In any event, it was shown that I did NOT unreasonable keep the children from him, as I was being accused of. I believe that there is no excuse for refusing visitation or interfering in that relationship, unless the person is a danger. He had, by his own choice, not completed the requirements the court had placed on him to have visitation. So, he actually didn't have any visitation rights.

Even so, I have never refused him a visit. In fact, there were times when I did without so that I could use what little money I had to drive the kids down to see him. I used to call & beg & cry for him to spend time with them, with mixed results. So, I finally acknowledged that I couldn't force him to do the right thing & I told him to just let me know when he wanted them. My request is to give me some advanced notice so that we can coordinate schedules, because some prior obligations can't be cancelled for a last second promise of a visit (especially given the history of no-shows).

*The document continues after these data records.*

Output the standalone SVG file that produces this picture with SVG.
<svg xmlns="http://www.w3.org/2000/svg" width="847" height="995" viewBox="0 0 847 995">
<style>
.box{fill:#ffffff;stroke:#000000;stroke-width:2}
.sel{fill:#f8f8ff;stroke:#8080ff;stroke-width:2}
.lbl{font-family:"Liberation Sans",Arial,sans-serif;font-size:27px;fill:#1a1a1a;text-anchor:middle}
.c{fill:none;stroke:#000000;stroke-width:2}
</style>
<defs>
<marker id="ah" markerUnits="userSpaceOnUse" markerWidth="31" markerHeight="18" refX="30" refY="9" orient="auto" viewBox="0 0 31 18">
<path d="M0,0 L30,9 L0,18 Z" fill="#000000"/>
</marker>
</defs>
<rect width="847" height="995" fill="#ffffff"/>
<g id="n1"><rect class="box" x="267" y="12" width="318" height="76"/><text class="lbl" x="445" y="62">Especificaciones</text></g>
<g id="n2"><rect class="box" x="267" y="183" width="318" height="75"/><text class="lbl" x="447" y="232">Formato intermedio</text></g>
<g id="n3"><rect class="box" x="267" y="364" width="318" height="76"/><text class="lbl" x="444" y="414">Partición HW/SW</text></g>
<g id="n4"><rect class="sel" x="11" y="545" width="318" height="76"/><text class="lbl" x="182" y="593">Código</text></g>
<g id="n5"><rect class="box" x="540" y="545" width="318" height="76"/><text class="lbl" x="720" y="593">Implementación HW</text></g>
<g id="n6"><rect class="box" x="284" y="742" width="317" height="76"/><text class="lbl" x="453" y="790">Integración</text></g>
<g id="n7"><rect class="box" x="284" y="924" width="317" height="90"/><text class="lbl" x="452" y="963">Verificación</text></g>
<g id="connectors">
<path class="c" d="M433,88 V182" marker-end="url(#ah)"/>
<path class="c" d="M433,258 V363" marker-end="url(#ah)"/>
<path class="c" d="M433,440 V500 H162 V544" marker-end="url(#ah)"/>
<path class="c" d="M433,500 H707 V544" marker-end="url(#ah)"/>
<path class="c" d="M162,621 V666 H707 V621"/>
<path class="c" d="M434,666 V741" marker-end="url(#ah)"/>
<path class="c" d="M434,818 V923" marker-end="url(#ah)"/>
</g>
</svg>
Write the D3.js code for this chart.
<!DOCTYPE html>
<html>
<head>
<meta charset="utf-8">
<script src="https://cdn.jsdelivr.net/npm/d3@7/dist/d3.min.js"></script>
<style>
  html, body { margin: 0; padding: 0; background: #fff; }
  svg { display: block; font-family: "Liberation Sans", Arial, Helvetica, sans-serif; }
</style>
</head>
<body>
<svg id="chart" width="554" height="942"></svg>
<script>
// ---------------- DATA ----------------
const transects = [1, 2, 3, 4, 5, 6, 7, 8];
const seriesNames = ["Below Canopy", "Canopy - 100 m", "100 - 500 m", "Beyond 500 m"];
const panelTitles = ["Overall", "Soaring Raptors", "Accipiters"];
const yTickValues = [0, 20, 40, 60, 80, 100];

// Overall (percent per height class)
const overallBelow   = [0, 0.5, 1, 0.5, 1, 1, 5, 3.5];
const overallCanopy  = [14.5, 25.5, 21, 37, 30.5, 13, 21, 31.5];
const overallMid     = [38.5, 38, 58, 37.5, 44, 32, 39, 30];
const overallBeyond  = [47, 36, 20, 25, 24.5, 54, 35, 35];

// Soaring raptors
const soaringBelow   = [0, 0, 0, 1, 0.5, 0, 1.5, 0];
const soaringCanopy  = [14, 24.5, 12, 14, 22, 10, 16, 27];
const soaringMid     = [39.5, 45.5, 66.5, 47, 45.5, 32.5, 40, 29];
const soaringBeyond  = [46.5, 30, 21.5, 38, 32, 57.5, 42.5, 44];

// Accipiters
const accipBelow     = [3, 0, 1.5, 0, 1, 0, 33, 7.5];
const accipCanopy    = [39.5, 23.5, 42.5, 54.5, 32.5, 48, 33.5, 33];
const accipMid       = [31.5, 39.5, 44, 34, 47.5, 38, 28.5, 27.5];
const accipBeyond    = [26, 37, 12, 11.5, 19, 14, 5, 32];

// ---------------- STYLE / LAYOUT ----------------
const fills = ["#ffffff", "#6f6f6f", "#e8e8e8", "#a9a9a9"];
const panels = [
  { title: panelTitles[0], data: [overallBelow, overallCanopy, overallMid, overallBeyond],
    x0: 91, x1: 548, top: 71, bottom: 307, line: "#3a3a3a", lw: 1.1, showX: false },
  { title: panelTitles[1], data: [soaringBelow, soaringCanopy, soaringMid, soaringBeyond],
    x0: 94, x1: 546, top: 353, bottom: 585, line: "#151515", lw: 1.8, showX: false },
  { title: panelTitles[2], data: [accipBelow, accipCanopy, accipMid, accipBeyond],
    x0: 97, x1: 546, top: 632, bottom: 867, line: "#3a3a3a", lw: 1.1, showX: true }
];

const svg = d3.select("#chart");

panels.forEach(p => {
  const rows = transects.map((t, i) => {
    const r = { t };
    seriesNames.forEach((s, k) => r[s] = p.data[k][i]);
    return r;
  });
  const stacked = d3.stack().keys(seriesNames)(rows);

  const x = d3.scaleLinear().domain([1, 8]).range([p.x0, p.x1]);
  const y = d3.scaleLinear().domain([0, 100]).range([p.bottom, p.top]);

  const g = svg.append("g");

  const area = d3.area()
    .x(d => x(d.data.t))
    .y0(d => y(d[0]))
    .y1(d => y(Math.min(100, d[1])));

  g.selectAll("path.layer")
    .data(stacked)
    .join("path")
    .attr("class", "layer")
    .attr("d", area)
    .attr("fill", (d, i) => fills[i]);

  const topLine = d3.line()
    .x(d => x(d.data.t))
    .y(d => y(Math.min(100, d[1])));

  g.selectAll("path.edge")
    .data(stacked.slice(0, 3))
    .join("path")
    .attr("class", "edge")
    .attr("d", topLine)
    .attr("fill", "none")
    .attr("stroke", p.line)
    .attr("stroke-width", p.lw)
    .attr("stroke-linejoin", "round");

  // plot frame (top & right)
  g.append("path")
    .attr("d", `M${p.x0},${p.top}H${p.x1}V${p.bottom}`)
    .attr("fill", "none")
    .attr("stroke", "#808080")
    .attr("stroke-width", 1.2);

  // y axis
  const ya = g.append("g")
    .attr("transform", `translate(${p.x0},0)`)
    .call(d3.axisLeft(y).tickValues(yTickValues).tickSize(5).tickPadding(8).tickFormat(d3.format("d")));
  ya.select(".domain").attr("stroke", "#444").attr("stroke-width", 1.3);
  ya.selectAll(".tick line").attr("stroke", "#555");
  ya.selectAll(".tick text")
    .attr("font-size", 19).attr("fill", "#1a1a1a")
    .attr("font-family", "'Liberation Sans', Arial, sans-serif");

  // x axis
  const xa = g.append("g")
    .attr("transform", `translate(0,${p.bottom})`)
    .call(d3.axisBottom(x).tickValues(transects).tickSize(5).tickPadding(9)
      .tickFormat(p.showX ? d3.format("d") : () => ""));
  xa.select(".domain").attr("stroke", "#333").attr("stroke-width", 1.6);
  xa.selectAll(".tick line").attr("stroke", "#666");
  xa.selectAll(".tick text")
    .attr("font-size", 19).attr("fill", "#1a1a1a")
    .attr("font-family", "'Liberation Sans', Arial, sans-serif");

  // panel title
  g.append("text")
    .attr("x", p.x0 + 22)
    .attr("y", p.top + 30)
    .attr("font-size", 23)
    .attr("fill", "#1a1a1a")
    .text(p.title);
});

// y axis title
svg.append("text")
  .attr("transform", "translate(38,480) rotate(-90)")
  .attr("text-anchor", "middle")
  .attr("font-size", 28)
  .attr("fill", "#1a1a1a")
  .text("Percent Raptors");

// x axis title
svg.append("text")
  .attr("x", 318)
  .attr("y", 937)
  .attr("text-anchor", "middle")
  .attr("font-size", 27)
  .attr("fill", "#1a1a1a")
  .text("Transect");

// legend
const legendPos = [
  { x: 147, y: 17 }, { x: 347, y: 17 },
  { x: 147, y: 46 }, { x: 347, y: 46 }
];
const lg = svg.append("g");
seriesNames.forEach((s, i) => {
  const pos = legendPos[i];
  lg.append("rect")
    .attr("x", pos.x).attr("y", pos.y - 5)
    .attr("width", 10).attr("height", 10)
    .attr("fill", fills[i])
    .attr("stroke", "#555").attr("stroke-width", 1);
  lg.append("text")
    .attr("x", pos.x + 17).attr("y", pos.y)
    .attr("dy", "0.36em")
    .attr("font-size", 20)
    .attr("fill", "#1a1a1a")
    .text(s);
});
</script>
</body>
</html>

In any event, the judge is saying that a schedule needs to be constructed, which makes me deliriously happy. I have tried for a schedule for so long because it's shown that the predictability goes such a long way for kids. He also has to formulate some sort of safety plan to submit to show how supervision, sleeping arrangements, etc. will work, since there is a 13 y/o girl & a 10 y/o boy already in the house. So, wish me luck, as we (well, mostly the attorneys) will be figuring the details of how all of this is going to work, in the days to come.

That evening, the kids got to visit their dad, which was good. He hasn't been asking for visits, even when he was in town for court or to see his attorney, so I was kind of surprised. But, I was happy to take them & let them have time with him. This was also the first time for them to meet his gf, but it seems to have gone pretty well. Thankfully, I had told them that their dad has a gf, because he had never told them, so they weren't blindsided when she was there.

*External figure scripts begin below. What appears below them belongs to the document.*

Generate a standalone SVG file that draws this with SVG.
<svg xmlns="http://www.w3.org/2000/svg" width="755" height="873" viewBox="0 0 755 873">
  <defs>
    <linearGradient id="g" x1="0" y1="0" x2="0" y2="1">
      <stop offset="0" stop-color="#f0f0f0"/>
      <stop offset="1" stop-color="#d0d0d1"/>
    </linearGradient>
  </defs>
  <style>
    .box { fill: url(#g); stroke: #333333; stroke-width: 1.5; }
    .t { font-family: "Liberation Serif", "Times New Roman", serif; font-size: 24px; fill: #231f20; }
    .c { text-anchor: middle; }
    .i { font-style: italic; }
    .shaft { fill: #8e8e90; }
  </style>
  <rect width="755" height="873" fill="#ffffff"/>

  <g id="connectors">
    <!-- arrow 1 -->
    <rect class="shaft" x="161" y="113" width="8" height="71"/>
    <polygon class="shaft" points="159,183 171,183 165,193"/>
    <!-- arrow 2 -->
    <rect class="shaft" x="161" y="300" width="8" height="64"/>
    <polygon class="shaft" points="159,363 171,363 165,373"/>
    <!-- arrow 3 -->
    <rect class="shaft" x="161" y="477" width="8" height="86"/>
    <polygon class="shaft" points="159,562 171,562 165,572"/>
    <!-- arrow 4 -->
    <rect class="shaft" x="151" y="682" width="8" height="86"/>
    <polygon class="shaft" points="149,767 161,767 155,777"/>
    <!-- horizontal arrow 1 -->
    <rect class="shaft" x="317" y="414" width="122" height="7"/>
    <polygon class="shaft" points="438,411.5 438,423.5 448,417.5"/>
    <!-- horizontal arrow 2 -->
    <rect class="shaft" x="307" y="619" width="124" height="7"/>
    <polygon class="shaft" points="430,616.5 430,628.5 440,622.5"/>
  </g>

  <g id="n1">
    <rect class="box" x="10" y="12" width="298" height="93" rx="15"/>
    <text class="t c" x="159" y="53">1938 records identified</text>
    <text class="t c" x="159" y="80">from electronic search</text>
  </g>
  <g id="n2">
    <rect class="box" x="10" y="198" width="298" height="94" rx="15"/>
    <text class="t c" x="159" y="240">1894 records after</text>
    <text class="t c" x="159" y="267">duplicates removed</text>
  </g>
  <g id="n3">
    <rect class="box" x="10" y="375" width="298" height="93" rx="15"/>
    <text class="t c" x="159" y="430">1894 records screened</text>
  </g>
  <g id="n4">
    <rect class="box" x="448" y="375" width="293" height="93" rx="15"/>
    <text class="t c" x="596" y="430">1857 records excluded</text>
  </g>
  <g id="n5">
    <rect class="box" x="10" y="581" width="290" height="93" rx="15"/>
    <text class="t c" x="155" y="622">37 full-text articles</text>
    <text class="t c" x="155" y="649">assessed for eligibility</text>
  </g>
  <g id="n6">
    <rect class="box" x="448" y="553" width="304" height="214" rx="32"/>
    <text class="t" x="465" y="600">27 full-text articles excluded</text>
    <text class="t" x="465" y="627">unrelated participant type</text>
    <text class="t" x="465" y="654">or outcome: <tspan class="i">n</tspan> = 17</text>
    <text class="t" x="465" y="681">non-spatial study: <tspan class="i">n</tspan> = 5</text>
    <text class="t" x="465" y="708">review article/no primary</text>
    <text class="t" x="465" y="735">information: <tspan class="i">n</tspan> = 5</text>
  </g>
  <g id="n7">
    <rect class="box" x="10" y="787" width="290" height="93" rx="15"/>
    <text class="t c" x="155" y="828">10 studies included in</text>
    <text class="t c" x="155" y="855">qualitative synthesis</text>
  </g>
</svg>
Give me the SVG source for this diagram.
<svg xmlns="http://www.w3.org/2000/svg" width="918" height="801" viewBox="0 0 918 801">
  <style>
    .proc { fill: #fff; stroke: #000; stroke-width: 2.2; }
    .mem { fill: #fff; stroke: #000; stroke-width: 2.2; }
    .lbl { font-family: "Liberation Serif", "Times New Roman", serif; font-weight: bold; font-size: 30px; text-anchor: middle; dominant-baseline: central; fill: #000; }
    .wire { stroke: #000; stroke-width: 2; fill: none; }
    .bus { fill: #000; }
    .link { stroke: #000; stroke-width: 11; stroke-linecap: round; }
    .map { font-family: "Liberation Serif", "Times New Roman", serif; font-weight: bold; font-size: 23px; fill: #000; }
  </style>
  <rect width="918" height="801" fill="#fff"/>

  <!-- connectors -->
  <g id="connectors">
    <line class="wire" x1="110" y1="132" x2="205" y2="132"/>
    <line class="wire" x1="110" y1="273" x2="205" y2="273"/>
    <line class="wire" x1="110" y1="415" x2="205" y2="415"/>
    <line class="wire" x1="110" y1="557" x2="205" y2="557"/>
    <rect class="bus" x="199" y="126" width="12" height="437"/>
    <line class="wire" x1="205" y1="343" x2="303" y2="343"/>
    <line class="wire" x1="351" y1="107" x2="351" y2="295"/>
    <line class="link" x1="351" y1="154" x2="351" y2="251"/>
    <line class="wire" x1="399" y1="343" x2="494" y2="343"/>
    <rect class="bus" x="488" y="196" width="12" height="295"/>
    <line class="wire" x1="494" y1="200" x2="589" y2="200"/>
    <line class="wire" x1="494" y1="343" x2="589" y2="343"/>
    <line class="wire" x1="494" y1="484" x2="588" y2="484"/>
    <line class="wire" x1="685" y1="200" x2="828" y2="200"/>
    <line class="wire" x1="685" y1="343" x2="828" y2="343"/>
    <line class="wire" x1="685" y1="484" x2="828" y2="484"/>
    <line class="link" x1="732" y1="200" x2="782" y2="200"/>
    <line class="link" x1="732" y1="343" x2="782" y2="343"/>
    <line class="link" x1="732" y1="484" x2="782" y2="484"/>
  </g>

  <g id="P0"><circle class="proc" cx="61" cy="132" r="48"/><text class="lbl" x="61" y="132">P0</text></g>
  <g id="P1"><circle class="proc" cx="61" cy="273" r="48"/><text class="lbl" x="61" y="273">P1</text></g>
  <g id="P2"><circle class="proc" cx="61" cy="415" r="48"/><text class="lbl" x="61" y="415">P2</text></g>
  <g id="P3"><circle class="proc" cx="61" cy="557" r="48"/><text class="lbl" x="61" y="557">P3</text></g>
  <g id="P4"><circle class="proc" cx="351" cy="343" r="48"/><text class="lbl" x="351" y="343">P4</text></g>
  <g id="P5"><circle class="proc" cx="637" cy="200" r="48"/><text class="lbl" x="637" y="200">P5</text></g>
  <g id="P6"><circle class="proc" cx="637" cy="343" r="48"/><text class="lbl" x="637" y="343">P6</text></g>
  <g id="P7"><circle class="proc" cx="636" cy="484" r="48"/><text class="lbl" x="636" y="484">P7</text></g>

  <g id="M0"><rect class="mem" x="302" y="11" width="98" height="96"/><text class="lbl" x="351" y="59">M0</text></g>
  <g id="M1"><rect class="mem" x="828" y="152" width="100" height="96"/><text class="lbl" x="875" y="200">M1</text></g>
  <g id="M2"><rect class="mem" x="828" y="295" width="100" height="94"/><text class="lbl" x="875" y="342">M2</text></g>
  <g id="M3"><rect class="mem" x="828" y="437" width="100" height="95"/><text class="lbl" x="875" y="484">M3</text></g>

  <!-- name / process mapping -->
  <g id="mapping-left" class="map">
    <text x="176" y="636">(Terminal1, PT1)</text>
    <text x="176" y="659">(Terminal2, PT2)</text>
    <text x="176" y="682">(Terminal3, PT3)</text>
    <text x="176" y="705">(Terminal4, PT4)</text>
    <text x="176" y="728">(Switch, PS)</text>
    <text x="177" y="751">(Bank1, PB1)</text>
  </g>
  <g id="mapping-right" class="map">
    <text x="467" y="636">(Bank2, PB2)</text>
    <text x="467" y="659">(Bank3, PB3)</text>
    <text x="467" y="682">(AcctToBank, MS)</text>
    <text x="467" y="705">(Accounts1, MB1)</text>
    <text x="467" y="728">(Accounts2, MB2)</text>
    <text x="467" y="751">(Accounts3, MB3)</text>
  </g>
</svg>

Overall, the visit seemed to have gone well. My only concern was the Beautiful ended up (according to her) spending most of the time with his gf "looking at girl stuff", while her Dad was looking at stuff with the boys. I'm glad his gf (I really need to think of a name for her, because I hate having too keep just calling her his gf, like she's just a title, not a person) & she were getting along & things were going well in that respect, but I worry about the fact that he wasn't as engaged with her. This, of course, is from her 7 y/o perspective & he may not have realized how it appeared to her. Unfortunately, he does not wish to communicate with me (I haven't even had a working phone number for him in months) so I can't convey it to him. So, I hope she eventually feels comfortable enough to tell him that she needs more connection from him.

After the visit, the two oldest boys (10 & 12) went home with my parents, so that they can go hunting. So, I'll miss them while they're gone, but I'm glad they are getting to have fun. I'm grateful that my parents are so involved with my kids. That has been invaluable during the time that The Bigs' father was disconnected (assuming he's really going to follow through with getting back in their lives, as he says). I will be traveling the three hours to my parents' house for Thanksgiving & will get my boys back then. Their baby brother will be so happy to see them again. He spent an hour walking around, calling their names last night.

1 comment:

  1. It's been so complicated, but I am proud of you. You are handling it all like a pro. I think of you and your adorable brood often. They are lucky you have worked so hard to give them the stability they need.